Within the records that follow, restate exactly the lines from the line with "Convert this chart to matplotlib code." down to the line with "return ('%.2f' % v).replace('.', ',')", including both. Omit the pictures.

## BEGIN DATASET ROWS

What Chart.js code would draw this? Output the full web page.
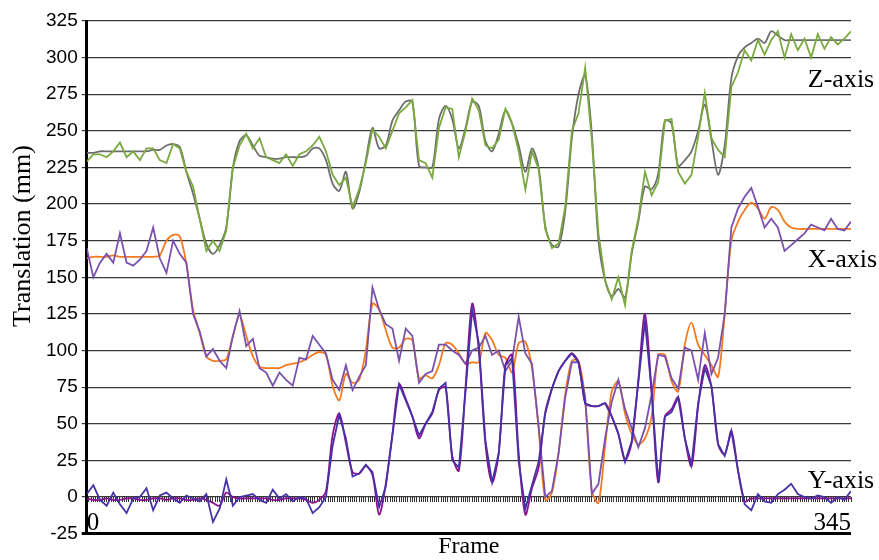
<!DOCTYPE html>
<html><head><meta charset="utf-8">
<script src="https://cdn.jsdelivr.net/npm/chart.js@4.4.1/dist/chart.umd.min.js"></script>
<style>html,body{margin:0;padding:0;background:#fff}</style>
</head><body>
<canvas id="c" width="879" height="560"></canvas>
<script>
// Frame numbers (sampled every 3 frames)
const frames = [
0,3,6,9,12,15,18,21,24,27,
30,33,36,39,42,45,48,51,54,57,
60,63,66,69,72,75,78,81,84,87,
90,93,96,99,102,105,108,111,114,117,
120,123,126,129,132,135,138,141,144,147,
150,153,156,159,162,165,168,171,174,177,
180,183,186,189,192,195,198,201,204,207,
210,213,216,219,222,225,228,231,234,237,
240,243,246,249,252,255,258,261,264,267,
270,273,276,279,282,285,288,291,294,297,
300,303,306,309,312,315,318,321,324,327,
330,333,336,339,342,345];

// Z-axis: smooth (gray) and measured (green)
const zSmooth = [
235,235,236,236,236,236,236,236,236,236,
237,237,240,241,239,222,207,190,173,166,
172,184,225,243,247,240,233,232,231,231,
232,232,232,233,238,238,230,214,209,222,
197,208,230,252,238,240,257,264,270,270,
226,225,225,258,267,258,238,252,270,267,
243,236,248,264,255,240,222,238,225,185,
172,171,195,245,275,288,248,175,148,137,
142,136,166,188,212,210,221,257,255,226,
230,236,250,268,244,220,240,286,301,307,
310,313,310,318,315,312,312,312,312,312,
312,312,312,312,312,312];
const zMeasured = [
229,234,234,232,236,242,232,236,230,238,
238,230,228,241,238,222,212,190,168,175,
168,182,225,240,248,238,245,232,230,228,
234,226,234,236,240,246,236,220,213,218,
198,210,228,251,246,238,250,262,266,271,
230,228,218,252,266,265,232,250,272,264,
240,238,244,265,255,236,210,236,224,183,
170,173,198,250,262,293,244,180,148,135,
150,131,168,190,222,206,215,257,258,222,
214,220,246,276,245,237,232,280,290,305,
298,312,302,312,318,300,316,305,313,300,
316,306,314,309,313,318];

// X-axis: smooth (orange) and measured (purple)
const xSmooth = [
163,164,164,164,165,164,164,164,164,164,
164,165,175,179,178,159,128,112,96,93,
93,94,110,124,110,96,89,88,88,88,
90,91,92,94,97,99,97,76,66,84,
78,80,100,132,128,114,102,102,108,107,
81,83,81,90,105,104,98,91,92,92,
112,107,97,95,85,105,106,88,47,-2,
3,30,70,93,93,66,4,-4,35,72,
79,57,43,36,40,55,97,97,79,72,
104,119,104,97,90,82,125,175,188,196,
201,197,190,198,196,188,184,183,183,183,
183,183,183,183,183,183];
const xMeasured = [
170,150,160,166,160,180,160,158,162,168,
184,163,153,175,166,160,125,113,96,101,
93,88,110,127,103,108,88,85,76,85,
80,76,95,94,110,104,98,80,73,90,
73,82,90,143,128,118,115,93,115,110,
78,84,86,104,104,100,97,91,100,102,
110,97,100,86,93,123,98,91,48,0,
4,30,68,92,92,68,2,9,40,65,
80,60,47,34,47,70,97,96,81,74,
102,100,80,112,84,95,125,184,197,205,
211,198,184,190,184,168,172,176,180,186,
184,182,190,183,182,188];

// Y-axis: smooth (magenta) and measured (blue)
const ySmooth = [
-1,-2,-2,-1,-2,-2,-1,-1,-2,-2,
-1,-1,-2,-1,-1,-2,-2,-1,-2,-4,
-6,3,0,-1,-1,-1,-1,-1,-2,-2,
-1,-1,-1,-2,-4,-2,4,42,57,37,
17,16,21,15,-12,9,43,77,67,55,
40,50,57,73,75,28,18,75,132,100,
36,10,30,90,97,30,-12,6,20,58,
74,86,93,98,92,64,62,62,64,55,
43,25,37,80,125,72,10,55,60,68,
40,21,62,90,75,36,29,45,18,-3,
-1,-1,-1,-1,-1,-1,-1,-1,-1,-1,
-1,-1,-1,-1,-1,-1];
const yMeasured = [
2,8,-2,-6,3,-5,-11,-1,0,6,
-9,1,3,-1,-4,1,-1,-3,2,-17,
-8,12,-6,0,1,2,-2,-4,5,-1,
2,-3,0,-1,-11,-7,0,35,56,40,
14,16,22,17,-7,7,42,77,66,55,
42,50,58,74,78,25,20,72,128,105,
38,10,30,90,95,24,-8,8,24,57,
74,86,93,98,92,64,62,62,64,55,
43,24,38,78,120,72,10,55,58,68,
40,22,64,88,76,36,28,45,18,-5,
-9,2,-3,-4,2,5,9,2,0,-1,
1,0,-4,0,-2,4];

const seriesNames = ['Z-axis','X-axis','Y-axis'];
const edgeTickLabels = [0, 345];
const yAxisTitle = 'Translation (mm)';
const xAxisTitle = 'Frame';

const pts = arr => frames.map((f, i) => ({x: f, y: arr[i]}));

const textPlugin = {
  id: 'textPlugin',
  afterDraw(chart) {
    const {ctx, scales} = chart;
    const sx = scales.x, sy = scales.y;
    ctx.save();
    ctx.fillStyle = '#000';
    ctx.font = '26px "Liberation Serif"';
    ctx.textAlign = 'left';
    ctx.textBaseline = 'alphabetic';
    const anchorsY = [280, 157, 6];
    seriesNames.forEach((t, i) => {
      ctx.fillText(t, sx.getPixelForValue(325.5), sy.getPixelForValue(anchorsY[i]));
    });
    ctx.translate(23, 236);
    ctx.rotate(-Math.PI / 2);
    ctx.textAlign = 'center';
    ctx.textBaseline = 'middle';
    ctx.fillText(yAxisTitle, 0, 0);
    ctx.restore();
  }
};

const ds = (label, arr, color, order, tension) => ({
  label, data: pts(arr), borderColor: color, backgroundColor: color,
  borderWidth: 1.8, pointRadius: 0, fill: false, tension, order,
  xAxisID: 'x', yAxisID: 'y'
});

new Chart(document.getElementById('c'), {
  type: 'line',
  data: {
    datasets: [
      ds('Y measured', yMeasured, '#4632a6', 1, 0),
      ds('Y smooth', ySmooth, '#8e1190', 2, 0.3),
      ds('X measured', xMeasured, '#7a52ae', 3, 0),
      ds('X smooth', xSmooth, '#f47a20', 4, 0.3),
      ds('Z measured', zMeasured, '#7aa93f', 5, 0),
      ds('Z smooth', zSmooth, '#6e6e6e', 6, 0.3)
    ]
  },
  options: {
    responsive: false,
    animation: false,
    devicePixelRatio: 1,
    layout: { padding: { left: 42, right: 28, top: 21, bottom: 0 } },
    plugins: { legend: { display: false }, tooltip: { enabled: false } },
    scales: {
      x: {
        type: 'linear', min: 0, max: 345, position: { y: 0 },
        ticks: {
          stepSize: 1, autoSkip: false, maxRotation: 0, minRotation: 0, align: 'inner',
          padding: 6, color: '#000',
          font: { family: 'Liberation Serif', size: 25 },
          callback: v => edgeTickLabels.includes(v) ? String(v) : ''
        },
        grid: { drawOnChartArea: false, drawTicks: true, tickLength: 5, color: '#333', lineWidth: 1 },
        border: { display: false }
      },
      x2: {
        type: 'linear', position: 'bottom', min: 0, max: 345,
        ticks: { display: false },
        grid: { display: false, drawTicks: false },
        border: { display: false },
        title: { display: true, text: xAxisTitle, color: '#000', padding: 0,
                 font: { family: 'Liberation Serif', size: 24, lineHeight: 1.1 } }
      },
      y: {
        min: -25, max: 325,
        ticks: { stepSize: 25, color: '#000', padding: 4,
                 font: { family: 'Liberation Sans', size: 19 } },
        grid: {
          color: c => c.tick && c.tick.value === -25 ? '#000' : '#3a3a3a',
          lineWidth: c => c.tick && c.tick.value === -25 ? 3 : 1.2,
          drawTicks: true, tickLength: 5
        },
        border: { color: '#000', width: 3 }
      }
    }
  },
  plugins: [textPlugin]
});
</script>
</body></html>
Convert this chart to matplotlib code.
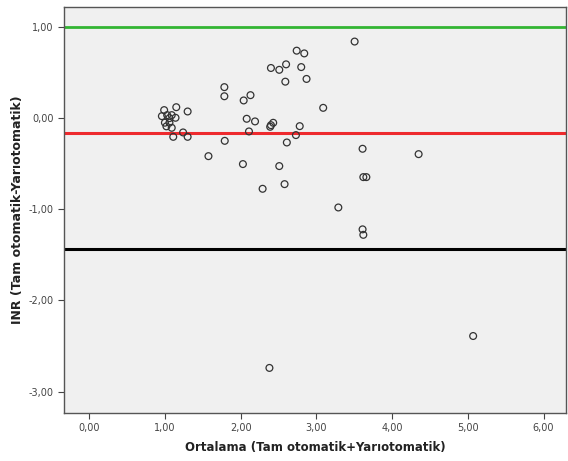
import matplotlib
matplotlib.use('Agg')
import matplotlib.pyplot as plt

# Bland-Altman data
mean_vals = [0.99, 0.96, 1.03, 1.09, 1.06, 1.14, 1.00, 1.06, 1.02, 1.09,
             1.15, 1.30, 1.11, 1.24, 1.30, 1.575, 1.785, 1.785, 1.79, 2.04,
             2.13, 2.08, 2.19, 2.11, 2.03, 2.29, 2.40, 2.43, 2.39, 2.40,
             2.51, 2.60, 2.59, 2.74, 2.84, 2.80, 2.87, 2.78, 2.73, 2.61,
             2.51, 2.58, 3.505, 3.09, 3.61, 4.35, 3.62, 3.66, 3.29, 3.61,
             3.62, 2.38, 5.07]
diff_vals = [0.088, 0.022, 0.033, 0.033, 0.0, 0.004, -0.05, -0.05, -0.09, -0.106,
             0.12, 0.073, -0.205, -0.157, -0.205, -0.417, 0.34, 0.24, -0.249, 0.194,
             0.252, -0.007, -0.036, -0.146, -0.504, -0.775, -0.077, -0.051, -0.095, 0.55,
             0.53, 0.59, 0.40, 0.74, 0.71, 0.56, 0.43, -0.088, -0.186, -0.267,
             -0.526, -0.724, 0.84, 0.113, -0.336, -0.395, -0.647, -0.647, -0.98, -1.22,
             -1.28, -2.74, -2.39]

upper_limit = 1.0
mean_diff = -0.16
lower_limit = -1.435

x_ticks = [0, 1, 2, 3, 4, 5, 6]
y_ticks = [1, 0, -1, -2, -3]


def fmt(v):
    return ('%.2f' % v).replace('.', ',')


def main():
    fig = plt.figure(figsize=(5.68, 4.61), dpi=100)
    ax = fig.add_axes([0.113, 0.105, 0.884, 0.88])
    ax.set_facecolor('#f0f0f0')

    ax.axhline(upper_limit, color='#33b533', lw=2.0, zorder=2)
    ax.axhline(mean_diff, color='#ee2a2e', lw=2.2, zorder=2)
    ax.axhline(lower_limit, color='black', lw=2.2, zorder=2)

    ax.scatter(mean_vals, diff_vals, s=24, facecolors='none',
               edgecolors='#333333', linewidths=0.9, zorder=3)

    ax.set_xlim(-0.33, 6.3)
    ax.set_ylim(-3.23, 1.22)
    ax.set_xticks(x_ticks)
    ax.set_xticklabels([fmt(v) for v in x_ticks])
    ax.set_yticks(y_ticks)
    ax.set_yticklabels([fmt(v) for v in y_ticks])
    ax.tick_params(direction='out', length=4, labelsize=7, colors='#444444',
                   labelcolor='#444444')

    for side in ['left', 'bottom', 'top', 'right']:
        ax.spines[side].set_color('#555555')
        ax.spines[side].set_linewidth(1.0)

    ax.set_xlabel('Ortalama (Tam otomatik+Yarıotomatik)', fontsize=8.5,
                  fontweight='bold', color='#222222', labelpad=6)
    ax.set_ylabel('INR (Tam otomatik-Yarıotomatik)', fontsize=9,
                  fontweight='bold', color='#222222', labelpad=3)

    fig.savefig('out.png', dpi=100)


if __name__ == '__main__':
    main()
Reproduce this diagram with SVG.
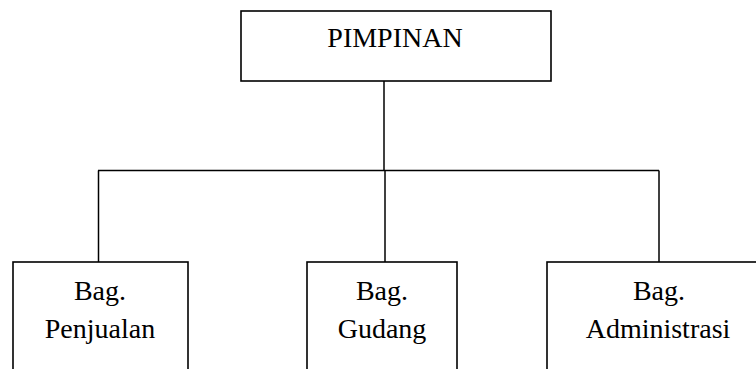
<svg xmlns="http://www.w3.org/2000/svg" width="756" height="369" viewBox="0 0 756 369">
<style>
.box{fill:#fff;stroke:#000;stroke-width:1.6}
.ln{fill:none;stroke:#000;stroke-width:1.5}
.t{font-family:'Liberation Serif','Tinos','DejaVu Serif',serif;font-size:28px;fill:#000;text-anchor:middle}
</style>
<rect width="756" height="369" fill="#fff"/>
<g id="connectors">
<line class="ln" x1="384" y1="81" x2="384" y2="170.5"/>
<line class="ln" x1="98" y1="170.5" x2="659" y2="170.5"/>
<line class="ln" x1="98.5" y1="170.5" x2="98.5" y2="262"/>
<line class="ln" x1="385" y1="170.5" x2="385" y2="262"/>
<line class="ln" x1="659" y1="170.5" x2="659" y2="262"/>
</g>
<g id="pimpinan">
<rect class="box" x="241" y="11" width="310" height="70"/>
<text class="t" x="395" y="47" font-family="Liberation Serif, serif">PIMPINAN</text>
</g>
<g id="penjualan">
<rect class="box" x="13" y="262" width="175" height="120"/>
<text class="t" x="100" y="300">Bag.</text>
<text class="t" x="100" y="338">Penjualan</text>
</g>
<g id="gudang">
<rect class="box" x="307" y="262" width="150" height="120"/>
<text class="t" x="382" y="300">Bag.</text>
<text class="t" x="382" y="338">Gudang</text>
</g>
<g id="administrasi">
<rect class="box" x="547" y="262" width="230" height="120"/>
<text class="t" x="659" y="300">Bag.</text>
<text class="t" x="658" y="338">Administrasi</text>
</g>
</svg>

## END DATASET ROWS

* THE SOLUTION *
Convert this chart to matplotlib code.
import matplotlib
matplotlib.use('Agg')
import matplotlib.pyplot as plt

# Bland-Altman data
mean_vals = [0.99, 0.96, 1.03, 1.09, 1.06, 1.14, 1.00, 1.06, 1.02, 1.09,
             1.15, 1.30, 1.11, 1.24, 1.30, 1.575, 1.785, 1.785, 1.79, 2.04,
             2.13, 2.08, 2.19, 2.11, 2.03, 2.29, 2.40, 2.43, 2.39, 2.40,
             2.51, 2.60, 2.59, 2.74, 2.84, 2.80, 2.87, 2.78, 2.73, 2.61,
             2.51, 2.58, 3.505, 3.09, 3.61, 4.35, 3.62, 3.66, 3.29, 3.61,
             3.62, 2.38, 5.07]
diff_vals = [0.088, 0.022, 0.033, 0.033, 0.0, 0.004, -0.05, -0.05, -0.09, -0.106,
             0.12, 0.073, -0.205, -0.157, -0.205, -0.417, 0.34, 0.24, -0.249, 0.194,
             0.252, -0.007, -0.036, -0.146, -0.504, -0.775, -0.077, -0.051, -0.095, 0.55,
             0.53, 0.59, 0.40, 0.74, 0.71, 0.56, 0.43, -0.088, -0.186, -0.267,
             -0.526, -0.724, 0.84, 0.113, -0.336, -0.395, -0.647, -0.647, -0.98, -1.22,
             -1.28, -2.74, -2.39]

upper_limit = 1.0
mean_diff = -0.16
lower_limit = -1.435

x_ticks = [0, 1, 2, 3, 4, 5, 6]
y_ticks = [1, 0, -1, -2, -3]


def fmt(v):
    return ('%.2f' % v).replace('.', ',')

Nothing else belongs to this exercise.